OBJECTIVE
Starting at the first line of the data, please print exactly those lines through the one that holds "fivePhaseFluctB = [215,180,118,70,48,38,31,15,6,3,4,12,6,4];", omitting every picture.

─── SOURCE DATA

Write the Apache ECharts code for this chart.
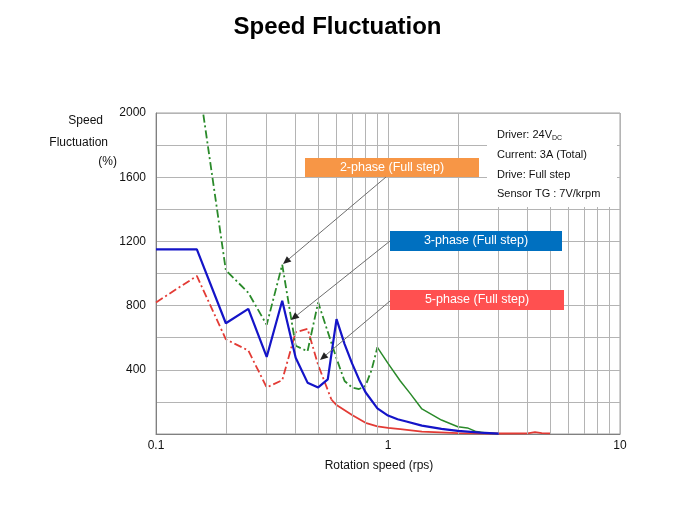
<!DOCTYPE html>
<html>
<head>
<meta charset="utf-8">
<script src="https://cdn.jsdelivr.net/npm/echarts@6/dist/echarts.min.js"></script>
<style>
html,body{margin:0;padding:0;background:#fff;}
#c{width:675px;height:506px;}
</style>
</head>
<body>
<div id="c"></div>
<script>
// ---- data ----
const titleText = 'Speed Fluctuation';
const xTickValues = [0.1, 1, 10];
const yTickValues = [400, 800, 1200, 1600, 2000];
const minorGridSpeeds = [0.2,0.3,0.4,0.5,0.6,0.7,0.8,0.9,2,3,4,5,6,7,8,9];

const threePhaseSpeed = [0.1,0.15,0.2,0.25,0.3,0.35,0.4,0.45,0.5,0.55,0.6,0.65,0.7,0.75,0.8,0.9,1.0,1.1,1.2,1.4,1.7,2.0,2.5,3.0];
const threePhaseFluct = [1150,1150,690,780,480,830,475,320,290,340,716,560,440,340,260,160,115,92,78,52,32,20,8,2];

const twoPhaseSpeedA = [0.16,0.2,0.25,0.3,0.35,0.4,0.45,0.5,0.6,0.65,0.7,0.75,0.8,0.85,0.9];
const twoPhaseFluctA = [1990,1020,880,680,1055,550,515,820,470,330,290,280,300,400,540];
const twoPhaseSpeedB = [0.9,1.0,1.13,1.25,1.4,1.7,2.0,2.2,2.4,2.7,3.0];
const twoPhaseFluctB = [540,440,330,250,156,87,45,38,15,4,1];

const fivePhaseSpeedA = [0.1,0.15,0.2,0.25,0.3,0.35,0.4,0.45,0.5,0.57];
const fivePhaseFluctA = [820,985,590,520,290,335,635,655,430,215];
const fivePhaseSpeedB = [0.57,0.6,0.7,0.8,0.9,1.0,1.13,1.4,2.0,3.0,4.0,4.3,4.6,5.0];
const fivePhaseFluctB = [215,180,118,70,48,38,31,15,6,3,4,12,6,4];

const labelTwo = '2-phase (Full step)';
const labelThree = '3-phase (Full step)';
const labelFive = '5-phase (Full step)';
const infoLines = ['Driver: 24V', 'Current: 3A (Total)', 'Drive: Full step', 'Sensor TG : 7V/krpm'];

const pairs = (xs, ys) => xs.map((x, i) => [x, ys[i]]);
const FONT = '"Liberation Sans", Arial, sans-serif';
const GRIDC = '#b4b4b4';

const chart = echarts.init(document.getElementById('c'), null, {renderer: 'canvas'});

function arrow(x1, y1, x2, y2) {
  const ang = Math.atan2(y2 - y1, x2 - x1);
  const L = 8, W = 3.5;
  const bx = x2 - L * Math.cos(ang), by = y2 - L * Math.sin(ang);
  const px = -Math.sin(ang) * W, py = Math.cos(ang) * W;
  return [
    {type: 'line', z: 100, shape: {x1, y1, x2: bx, y2: by}, style: {stroke: '#6e6e6e', lineWidth: 1}},
    {type: 'polygon', z: 100, shape: {points: [[x2, y2], [bx + px, by + py], [bx - px, by - py]]}, style: {fill: '#222'}}
  ];
}

function box(x, y, w, h, color, text) {
  return [
    {type: 'rect', z: 100, shape: {x, y, width: w, height: h}, style: {fill: color}},
    {type: 'text', z: 101, x: x + w / 2, y: y + h / 2, style: {text, fill: '#fff', font: '12.5px ' + FONT, align: 'center', verticalAlign: 'middle'}}
  ];
}

const graphics = [].concat(
  [{type: 'rect', z: 90, shape: {x: 487, y: 114, width: 130, height: 93}, style: {fill: '#fff'}}],
  [{type: 'text', z: 101, x: 497, y: 135, style: {
      text: '{a|' + infoLines[0] + '}{s|DC}', verticalAlign: 'middle',
      rich: {a: {font: '11px ' + FONT, fill: '#111'}, s: {font: '7px ' + FONT, fill: '#111', padding: [6, 0, 0, 0]}}}}],
  infoLines.slice(1).map((t, i) => ({type: 'text', z: 101, x: 497, y: 155 + i * 19.5, style: {text: t, font: '11px ' + FONT, fill: '#111', verticalAlign: 'middle'}})),
  box(305, 158, 174, 19, '#F79646', labelTwo),
  box(390, 231, 172, 20, '#0070C0', labelThree),
  box(390, 290, 174, 20, '#FF5050', labelFive),
  arrow(386, 177, 283, 264),
  arrow(390, 241, 291, 320),
  arrow(390, 301, 320, 360),
  [
    {type: 'text', x: 103, y: 121, style: {text: 'Speed', font: '12px ' + FONT, fill: '#111', align: 'right', verticalAlign: 'middle'}},
    {type: 'text', x: 108, y: 143, style: {text: 'Fluctuation', font: '12px ' + FONT, fill: '#111', align: 'right', verticalAlign: 'middle'}},
    {type: 'text', x: 117, y: 162, style: {text: '(%)', font: '12px ' + FONT, fill: '#111', align: 'right', verticalAlign: 'middle'}},
    {type: 'text', x: 379, y: 466, style: {text: 'Rotation speed (rps)', font: '12px ' + FONT, fill: '#111', align: 'center', verticalAlign: 'middle'}}
  ]
);

const option = {
  backgroundColor: '#fff',
  animation: false,
  title: {text: titleText, left: 'center', top: 10, textStyle: {fontFamily: FONT, fontSize: 24, fontWeight: 'bold', color: '#000'}},
  grid: {left: 156, right: 55, top: 113, bottom: 72, show: true, borderColor: '#a0a0a0', borderWidth: 1},
  xAxis: {
    type: 'log', logBase: 10, min: 0.1, max: 10,
    axisLine: {show: true, lineStyle: {color: '#808080'}},
    axisTick: {show: false},
    axisLabel: {color: '#111', fontFamily: FONT, fontSize: 12, margin: 6,
      formatter: v => { const r = xTickValues.find(t => Math.abs(t - v) < 1e-9); return r !== undefined ? String(r) : ''; }},
    splitLine: {show: true, lineStyle: {color: GRIDC, width: 1}}
  },
  yAxis: {
    type: 'value', min: 0, max: 2000, interval: 200,
    axisLine: {show: true, lineStyle: {color: '#808080'}},
    axisTick: {show: false},
    axisLabel: {color: '#111', fontFamily: FONT, fontSize: 12, margin: 10,
      formatter: v => yTickValues.indexOf(v) >= 0 ? String(v) : ''},
    splitLine: {show: true, lineStyle: {color: GRIDC, width: 1}}
  },
  graphic: graphics,
  series: [
    {type: 'line', name: 'grid', data: [], z: 1, silent: true,
      markLine: {silent: true, symbol: 'none', label: {show: false}, animation: false,
        lineStyle: {color: GRIDC, type: 'solid', width: 1},
        data: minorGridSpeeds.map(s => ({xAxis: s}))}},
    {type: 'line', name: '5-phase a', data: pairs(fivePhaseSpeedA, fivePhaseFluctA), showSymbol: false, symbol: 'none', z: 3,
      lineStyle: {color: '#E33B35', width: 1.8, type: [8, 3, 2, 3]}},
    {type: 'line', name: '5-phase b', data: pairs(fivePhaseSpeedB, fivePhaseFluctB), showSymbol: false, symbol: 'none', z: 3,
      lineStyle: {color: '#E33B35', width: 1.8}},
    {type: 'line', name: '2-phase a', data: pairs(twoPhaseSpeedA, twoPhaseFluctA), showSymbol: false, symbol: 'none', z: 4,
      lineStyle: {color: '#2A8A2A', width: 1.8, type: [8, 3, 2, 3]}},
    {type: 'line', name: '2-phase b', data: pairs(twoPhaseSpeedB, twoPhaseFluctB), showSymbol: false, symbol: 'none', z: 4,
      lineStyle: {color: '#2A8A2A', width: 1.5}},
    {type: 'line', name: '3-phase', data: pairs(threePhaseSpeed, threePhaseFluct), showSymbol: false, symbol: 'none', z: 5,
      lineStyle: {color: '#1414C8', width: 2.2}}
  ]
};
chart.setOption(option);
</script>
</body>
</html>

──────

WORKED SOLUTION
Write the Apache ECharts code for this chart.
<!DOCTYPE html>
<html>
<head>
<meta charset="utf-8">
<script src="https://cdn.jsdelivr.net/npm/echarts@6/dist/echarts.min.js"></script>
<style>
html,body{margin:0;padding:0;background:#fff;}
#c{width:675px;height:506px;}
</style>
</head>
<body>
<div id="c"></div>
<script>
// ---- data ----
const titleText = 'Speed Fluctuation';
const xTickValues = [0.1, 1, 10];
const yTickValues = [400, 800, 1200, 1600, 2000];
const minorGridSpeeds = [0.2,0.3,0.4,0.5,0.6,0.7,0.8,0.9,2,3,4,5,6,7,8,9];

const threePhaseSpeed = [0.1,0.15,0.2,0.25,0.3,0.35,0.4,0.45,0.5,0.55,0.6,0.65,0.7,0.75,0.8,0.9,1.0,1.1,1.2,1.4,1.7,2.0,2.5,3.0];
const threePhaseFluct = [1150,1150,690,780,480,830,475,320,290,340,716,560,440,340,260,160,115,92,78,52,32,20,8,2];

const twoPhaseSpeedA = [0.16,0.2,0.25,0.3,0.35,0.4,0.45,0.5,0.6,0.65,0.7,0.75,0.8,0.85,0.9];
const twoPhaseFluctA = [1990,1020,880,680,1055,550,515,820,470,330,290,280,300,400,540];
const twoPhaseSpeedB = [0.9,1.0,1.13,1.25,1.4,1.7,2.0,2.2,2.4,2.7,3.0];
const twoPhaseFluctB = [540,440,330,250,156,87,45,38,15,4,1];

const fivePhaseSpeedA = [0.1,0.15,0.2,0.25,0.3,0.35,0.4,0.45,0.5,0.57];
const fivePhaseFluctA = [820,985,590,520,290,335,635,655,430,215];
const fivePhaseSpeedB = [0.57,0.6,0.7,0.8,0.9,1.0,1.13,1.4,2.0,3.0,4.0,4.3,4.6,5.0];
const fivePhaseFluctB = [215,180,118,70,48,38,31,15,6,3,4,12,6,4];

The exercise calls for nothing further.